#### [Stated task]
Retype only what runs from the beginning of the data through the line with "ax = fig.add_axes([120"; please omit the pictures and keep every line exact.

(Collected data entries)
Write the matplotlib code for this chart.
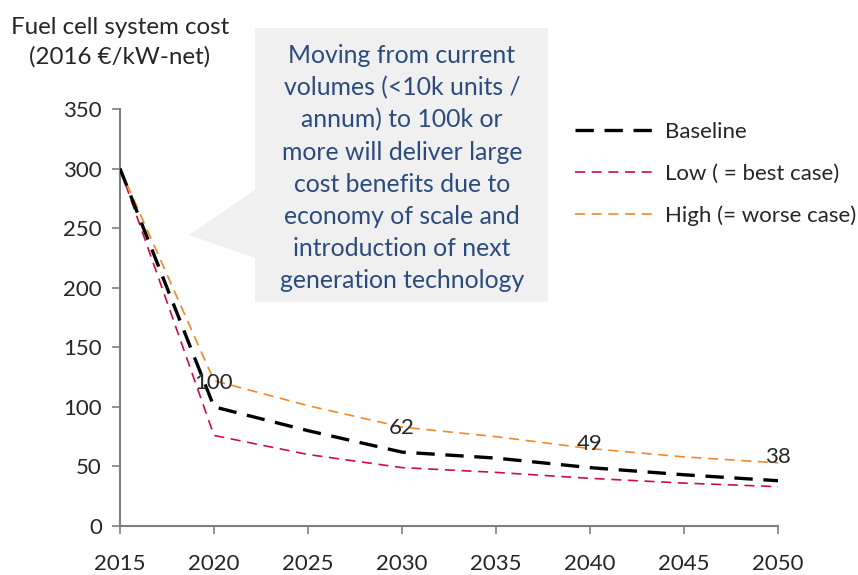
import matplotlib.pyplot as plt
from matplotlib.patches import Polygon

plt.rcParams['font.family'] = ['Lato', 'DejaVu Sans']

# Data
years = [2015, 2020, 2025, 2030, 2035, 2040, 2045, 2050]
baseline = [300, 100, 80, 62, 57, 49, 43, 38]
low = [300, 76, 60, 49, 45, 40, 36, 33]
high = [300, 122, 101, 83, 75, 65, 58, 53]
label_years = [2020, 2030, 2040, 2050]
label_values = [100, 62, 49, 38]
x_ticks = [2015, 2020, 2025, 2030, 2035, 2040, 2045, 2050]
y_ticks = [0, 50, 100, 150, 200, 250, 300, 350]

callout = ("Moving from current\nvolumes (<10k units /\nannum) to 100k or\n"
           "more will deliver large\ncost benefits due to\neconomy of scale and\n"
           "introduction of next\ngeneration technology")

W, H = 858, 575
fig = plt.figure(figsize=(W / 100, H / 100), dpi=100)
ax = fig.add_axes([120 / W, 1 - 526 / H, (778 - 120) / W, (526 - 109) / H])

gray = '#7f7f7f'
text_col = '#262626'

ax.plot(years, baseline, color='black', lw=2.4, dashes=(5.5, 3.2), label='Baseline', zorder=4)
ax.plot(years, low, color='#cc0d48', lw=1.2, dashes=(6, 4), label='Low ( = best case)', zorder=3)
ax.plot(years, high, color='#f0892a', lw=1.2, dashes=(6, 4), label='High (= worse case)', zorder=3)

for yr, v in zip(label_years, label_values):
    ax.annotate(str(v), (yr, v), xytext=(0, 24), textcoords='offset pixels',
                ha='center', va='center', fontsize=16, color=text_col, zorder=5)

ax.set_xlim(2015, 2050)
ax.set_ylim(0, 350)
ax.set_xticks(x_ticks)
ax.set_yticks(y_ticks)
ax.tick_params(labelsize=16, colors=gray, labelcolor=text_col, length=6, width=1.2)
ax.tick_params(axis='x', pad=14)
ax.tick_params(axis='y', pad=7)
for s in ['top', 'right']:
    ax.spines[s].set_visible(False)
for s in ['left', 'bottom']:
    ax.spines[s].set_color(gray)
    ax.spines[s].set_linewidth(1.5)

fig.text(120 / W, 1 - 42 / H, 'Fuel cell system cost\n(2016 €/kW-net)', ha='center', va='center',
         fontsize=17.4, color=text_col, linespacing=1.45)

# callout box with pointer
pts = [(255, 28), (548, 28), (548, 302), (255, 302), (255, 258), (189, 235), (255, 190)]
box = Polygon([(x / W, 1 - y / H) for x, y in pts], closed=True, transform=fig.transFigure,
              facecolor='#f0f0f0', edgecolor='none', zorder=1)
fig.patches.append(box)
fig.text(402 / W, 1 - 168 / H, callout, ha='center', va='center', fontsize=17.8,
         color='#2b4b7e', linespacing=1.48)

ax.legend(loc='upper left', bbox_to_anchor=(575 / W, 1 - 122 / H), bbox_transform=fig.transFigure,
          frameon=False, fontsize=16, handlelength=3.6, labelspacing=0.98, handletextpad=0.45,
          borderpad=0, borderaxespad=0, labelcolor=text_col)

fig.savefig('out.png', dpi=100)
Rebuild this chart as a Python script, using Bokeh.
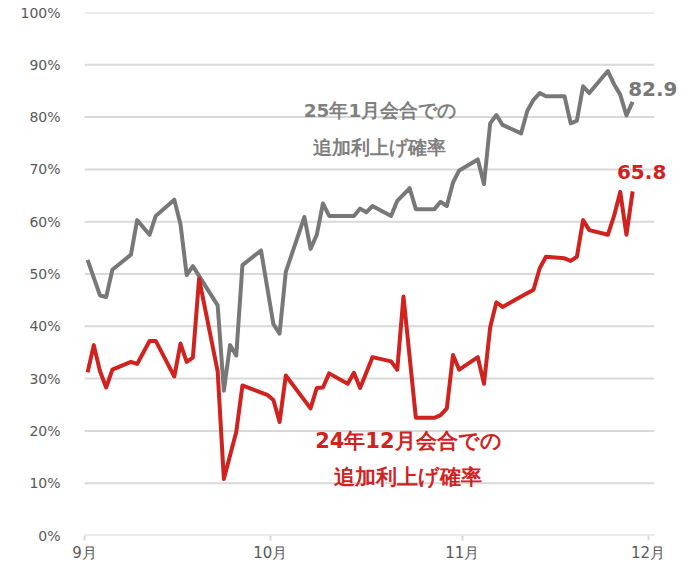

#### [Result of this exercise]
Write the matplotlib code for this chart.
import matplotlib.pyplot as plt
from matplotlib.patches import Polygon

plt.rcParams['font.family'] = ['Lato', 'DejaVu Sans']

# Data
years = [2015, 2020, 2025, 2030, 2035, 2040, 2045, 2050]
baseline = [300, 100, 80, 62, 57, 49, 43, 38]
low = [300, 76, 60, 49, 45, 40, 36, 33]
high = [300, 122, 101, 83, 75, 65, 58, 53]
label_years = [2020, 2030, 2040, 2050]
label_values = [100, 62, 49, 38]
x_ticks = [2015, 2020, 2025, 2030, 2035, 2040, 2045, 2050]
y_ticks = [0, 50, 100, 150, 200, 250, 300, 350]

callout = ("Moving from current\nvolumes (<10k units /\nannum) to 100k or\n"
           "more will deliver large\ncost benefits due to\neconomy of scale and\n"
           "introduction of next\ngeneration technology")

W, H = 858, 575
fig = plt.figure(figsize=(W / 100, H / 100), dpi=100)
ax = fig.add_axes([120 / W, 1 - 526 / H, (778 - 120) / W, (526 - 109) / H])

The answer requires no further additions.